Often when people we love come back from something as horrible as war, the last thing they want to do is relive their experience. My grandfather, who died last year, was one of those quiet people who never wanted to discuss the atrocities of war with his grandchildren. In our family, he was held in such high regard that no one dared breech a subject he didn’t want to discuss. Since he never discussed his war experiences I was left wondering how they shaped his life.

In addition to helping discover the rocket fuel that powered the Apollo 11 mission, he was also a C-47 pilot in World War II and flew several dangerous missions.

One of these missions was flown on D-Day. Though my grandfather did not realize it until later, his personal hero Walter Cronkite was in the sky that day as well.

During his sixty-five year career, Walter Cronkite was one of the best reporters in the world. He covered almost every war since World War II and every president from Truman to Clinton.

Cronkite is famous for his unwavering ability to tell the news without involving his own personal opinions. His legendary status can be seen in one of Richard Nixon’s most famous quotes about the Vietnam War. Worried about Cronkite’s souring attitude towards the war, Nixon said, “If we’ve lost Cronkite, we’ve lost the war.”

Within the small circle of my Southern family, Mr. Cronkite was spoken of with a great deal of respect. My grandfather loved Walter Cronkite, a news reporter who was as brave as any soldier on the front lines. My grandfather told us he had read somewhere that Cronkite was in the skies with him over Normandy.

In typical Southern fashion, this tidbit of information expanded over the decades – until at last we determined that Walter Cronkite was sitting in the back of Granddad’s C-47 with his typewriter in his lap, writing about the war even as bullets pierced the side of the aircraft.

When I discovered Mr. Cronkite was coming to town for the Simon Benson Awards, I was determined to speak to him and find the real story behind what he was doing on June 6, 1944. After many phone calls, I was granted a personal interview with Mr. Cronkite.

Sitting in Cronkite’s suite at the Benson, he seemed quite happy to reminisce with me about his recollections of the war. He told me how on D-Day he was supposed to be on the ground writing the lead story from the London office, but he inevitably found himself drawing straws with other reporters to see who would be the one to go on a mission to an undisclosed location. He drew the short straw.

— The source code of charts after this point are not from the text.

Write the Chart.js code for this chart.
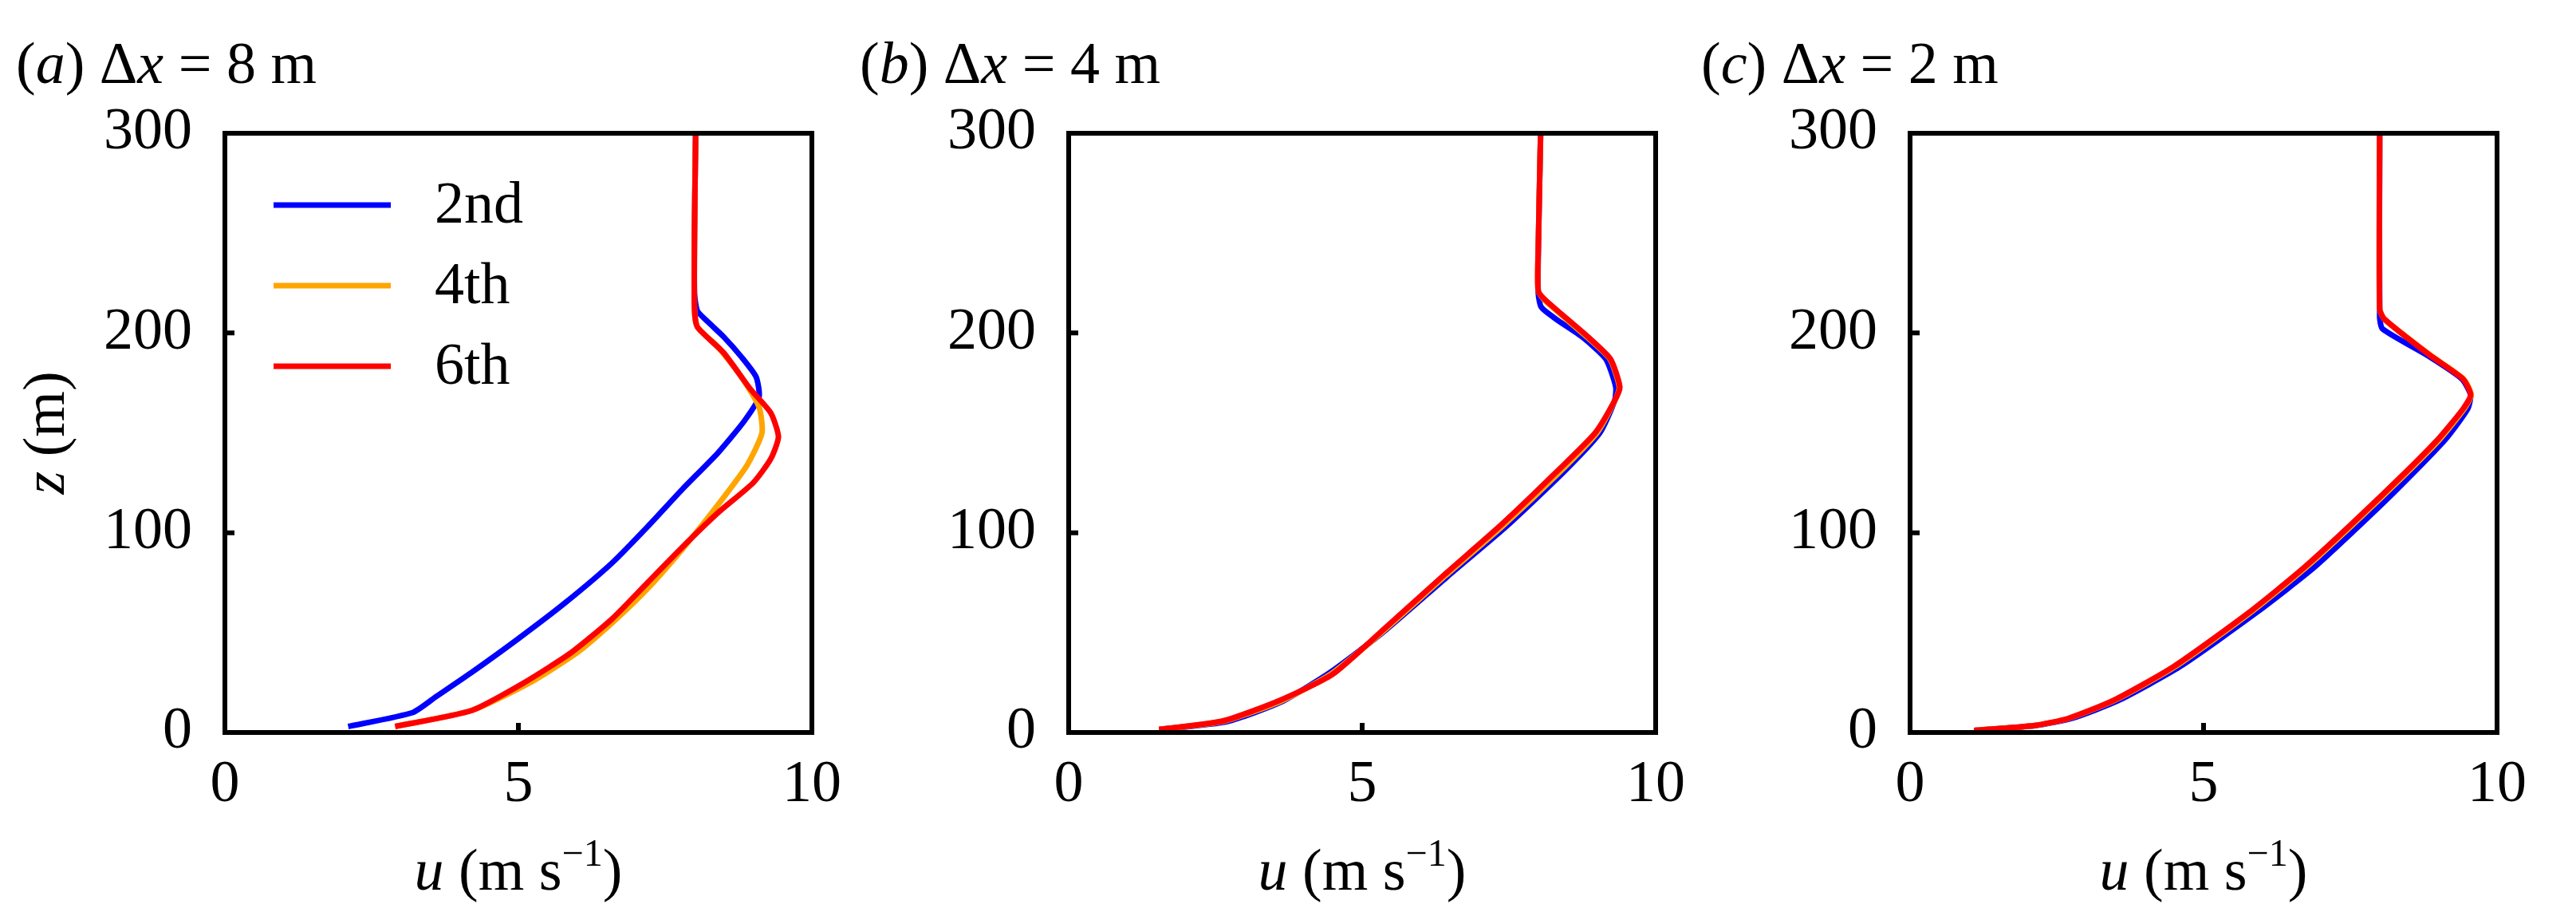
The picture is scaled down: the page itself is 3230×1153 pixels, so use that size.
<!DOCTYPE html>
<html><head><meta charset="utf-8">
<script src="https://cdn.jsdelivr.net/npm/chart.js@4"></script>
<style>body{margin:0;background:#fff;width:3230px;height:1153px;overflow:hidden;position:relative}canvas{position:absolute;top:0}</style>
</head><body>
<canvas id="c0" style="left:0px"></canvas>
<canvas id="c1" style="left:1058px"></canvas>
<canvas id="c2" style="left:2113px"></canvas>
<script>
const seriesNames = ['2nd','4th','6th'];
const seriesColors = ['#0000ff','#ffa500','#ff0000'];
const xTicks = [0,5,10];
const yTicks = [0,100,200,300];
const panelLetters = ['a','b','c'];
const panelDx = ['8','4','2'];

// panel (a) Δx = 8 m : [u, z]
const a2nd = [[2.1,3],[3.2,10],[3.6,18],[4.2,30],[5.0,47],[5.8,65],[6.6,85],[7.2,103],[7.8,122],[8.4,140],[8.85,156],[9.1,168],[9.05,178],[8.8,188],[8.5,198],[8.25,205],[8.05,211],[8.0,220],[8.0,250],[8.02,300]];
const a4th = [[2.9,3],[4.2,11],[5.2,25],[6.0,40],[6.6,55],[7.2,72],[7.8,92],[8.4,114],[8.9,134],[9.15,150],[9.1,163],[8.8,178],[8.4,193],[8.05,203],[8.0,212],[8.0,250],[8.02,300]];
const a6th = [[2.9,3],[4.2,11],[5.1,25],[5.9,40],[6.6,57],[7.2,75],[7.8,93],[8.4,110],[9.0,125],[9.3,137],[9.43,148],[9.3,160],[8.95,172],[8.5,190],[8.05,203],[8.0,212],[8.0,250],[8.02,300]];
// panel (b) Δx = 4 m
const b2nd = [[1.54,1.5],[2.7,5.5],[3.6,15],[4.45,30],[5.35,50],[6.45,78],[7.45,103],[8.42,130],[9.05,150],[9.3,166],[9.32,173],[9.15,187],[8.75,198],[8.3,207],[8.05,213],[8.0,220],[8.0,240],[8.04,300]];
const b4th = [[1.54,1.5],[2.65,5.7],[3.6,15.5],[4.48,29.5],[5.37,51],[6.42,78.5],[7.4,103.5],[8.37,130.5],[9.0,150],[9.3,166],[9.38,173],[9.22,187],[8.83,198],[8.14,215.5],[8.0,221],[8.0,242],[8.04,300]];
const b6th = [[1.54,1.5],[2.63,5.8],[3.59,16],[4.49,29],[5.38,52],[6.4,79],[7.37,104],[8.33,131],[8.97,150],[9.3,166],[9.39,173],[9.23,187],[8.85,198],[8.14,216],[8.0,221],[8.0,242],[8.04,300]];
// panel (c) Δx = 2 m
const c2nd = [[1.09,1],[2.15,3.5],[2.75,7],[3.55,16],[4.6,33],[5.9,60],[6.9,83],[8.17,118],[9.1,146],[9.5,162],[9.55,169],[9.4,177],[8.8,189],[8.05,202],[8.0,208],[8.0,300]];
const c4th = [[1.09,1],[2.13,3.5],[2.7,7],[3.48,16],[4.52,33],[5.8,60],[6.76,83],[8.04,118],[9.0,146],[9.44,162],[9.56,169],[9.43,177],[8.86,189],[8.08,207],[8.0,212],[8.0,300]];
const c6th = [[1.09,1],[2.12,3.5],[2.69,7],[3.46,16],[4.49,33],[5.77,60],[6.73,83],[8.01,118],[8.97,146],[9.42,162],[9.55,169],[9.42,177],[8.85,189],[8.08,207],[8.0,212],[8.0,300]];

const panels = [[a2nd,a4th,a6th],[b2nd,b4th,b6th],[c2nd,c4th,c6th]];
const boxW = [792,786,786];
const FONT = '"Liberation Serif","DejaVu Serif",serif';
const FS = 74;

function runs(ctx, parts, x, y){
  for (const [t, it, sup] of parts){
    ctx.font = (it?'italic ':'') + (sup? (FS*0.65):FS) + 'px ' + FONT;
    ctx.fillText(t, x, sup ? y - FS*0.4 : y);
    x += ctx.measureText(t).width;
  }
  return x;
}
function runsWidth(ctx, parts){
  let w=0;
  for (const [t,it,sup] of parts){ctx.font=(it?'italic ':'')+(sup?(FS*0.65):FS)+'px '+FONT; w+=ctx.measureText(t).width;}
  return w;
}

panels.forEach((sets, pi) => {
  const cv = document.getElementById('c'+pi);
  const W = 1077, H = 1153;
  cv.width = W; cv.height = H; cv.style.width = W+'px'; cv.style.height = H+'px';
  const deco = {
    id:'deco',
    afterDraw(ch){
      const ctx = ch.ctx, ca = ch.chartArea;
      const xs = ch.scales.x, ys = ch.scales.y;
      ctx.save();
      ctx.fillStyle = '#000'; ctx.strokeStyle = '#000';
      ctx.lineWidth = 6;
      ctx.strokeRect(ca.left, ca.top, ca.right-ca.left, ca.bottom-ca.top);
      ctx.beginPath();
      xTicks.slice(1,-1).forEach(v=>{const px=xs.getPixelForValue(v); ctx.moveTo(px,ca.bottom); ctx.lineTo(px,ca.bottom-12);});
      yTicks.slice(1,-1).forEach(v=>{const py=ys.getPixelForValue(v); ctx.moveTo(ca.left,py); ctx.lineTo(ca.left+12,py);});
      ctx.stroke();
      ctx.textBaseline = 'alphabetic'; ctx.textAlign = 'left';
      runs(ctx, [['(',0],[panelLetters[pi],1],[') Δ',0],['x',1],[' = '+panelDx[pi]+' m',0]], 20, 104);
      const xl = [['u',1],[' (m s',0],['−1',0,1],[')',0]];
      const xw = runsWidth(ctx, xl);
      runs(ctx, xl, (ca.left+ca.right)/2 - xw/2, 1115);
      if (pi===0){
        ctx.save();
        ctx.translate(80, (ca.top+ca.bottom)/2);
        ctx.rotate(-Math.PI/2);
        const yl = [['z',1],[' (m)',0]];
        runs(ctx, yl, -runsWidth(ctx,yl)/2, 0);
        ctx.restore();
        ctx.lineWidth = 7;
        seriesNames.forEach((n,i)=>{
          const y = 257 + i*101;
          ctx.strokeStyle = seriesColors[i];
          ctx.beginPath(); ctx.moveTo(343,y); ctx.lineTo(490,y); ctx.stroke();
          ctx.font = FS+'px '+FONT; ctx.fillStyle='#000';
          ctx.textBaseline='middle';
          ctx.fillText(n, 545, y+3);
        });
      }
      ctx.restore();
    }
  };
  new Chart(cv, {
    type:'line',
    data:{datasets: sets.map((d,i)=>({
      label: seriesNames[i],
      data: d.map(p=>({x:p[0], y:p[1]})),
      borderColor: seriesColors[i], borderWidth: 7, pointRadius: 0, tension: 0.2,
      borderJoinStyle:'round', fill:false, order: 2-i
    }))},
    options:{
      responsive:false, animation:false, devicePixelRatio:1,
      layout:{padding:{left:0, top:167, right: W-282-boxW[pi], bottom:0}},
      plugins:{legend:{display:false}, tooltip:{enabled:false}},
      scales:{
        x:{type:'linear', min:0, max:10, afterBuildTicks:s=>{s.ticks=xTicks.map(v=>({value:v}));},
           grid:{display:false, drawTicks:false}, border:{display:false},
           ticks:{font:{family:FONT,size:FS}, color:'#000', padding:22, maxRotation:0},
           afterFit:s=>{s.height = H-918;}},
        y:{type:'linear', min:0, max:300, afterBuildTicks:s=>{s.ticks=yTicks.map(v=>({value:v}));},
           grid:{display:false, drawTicks:false}, border:{display:false},
           ticks:{font:{family:FONT,size:FS}, color:'#000', padding:41},
           afterFit:s=>{s.width = 282;}}
      }
    },
    plugins:[deco]
  });
});
</script>
</body></html>
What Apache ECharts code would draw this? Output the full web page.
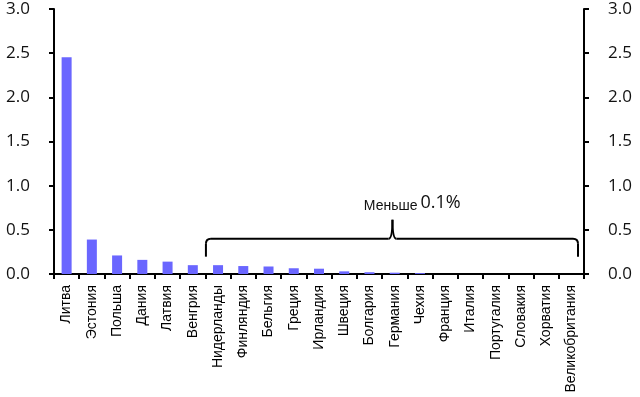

Unlike the story my family and I had concocted over the years, Mr. Cronkite was not typing away in the back of granddad’s C-47, he was actually in a bomber on D-Day.

Mr. Cronkite leaned back in his chair as he told the story and said, “Although normally in a war we would just drop our bombs anywhere over enemy territory, you see, but it was terrible weather and if we dropped them, we could hit the [U.S.] paratroopers on the ground.” Amazingly, the paratroopers that prevented Cronkite’s bomber from releasing his payload – the 101st and 82nd – had been dropped off by my grandfather’s C-47.

He chuckled, “We had to fly all the way back to London with the bombs still attached to our plane.”

I will always have a great respect not only for the troops who put themselves on the line every day, but also for the reporters who risk their lives to bring the stories to us.

After our conversation, I showed Mr. Cronkite a photograph of my grandfather, on which he wrote a brief note to my mother telling her that the real hero was her dad. However, I think war reporters can be heroes, too.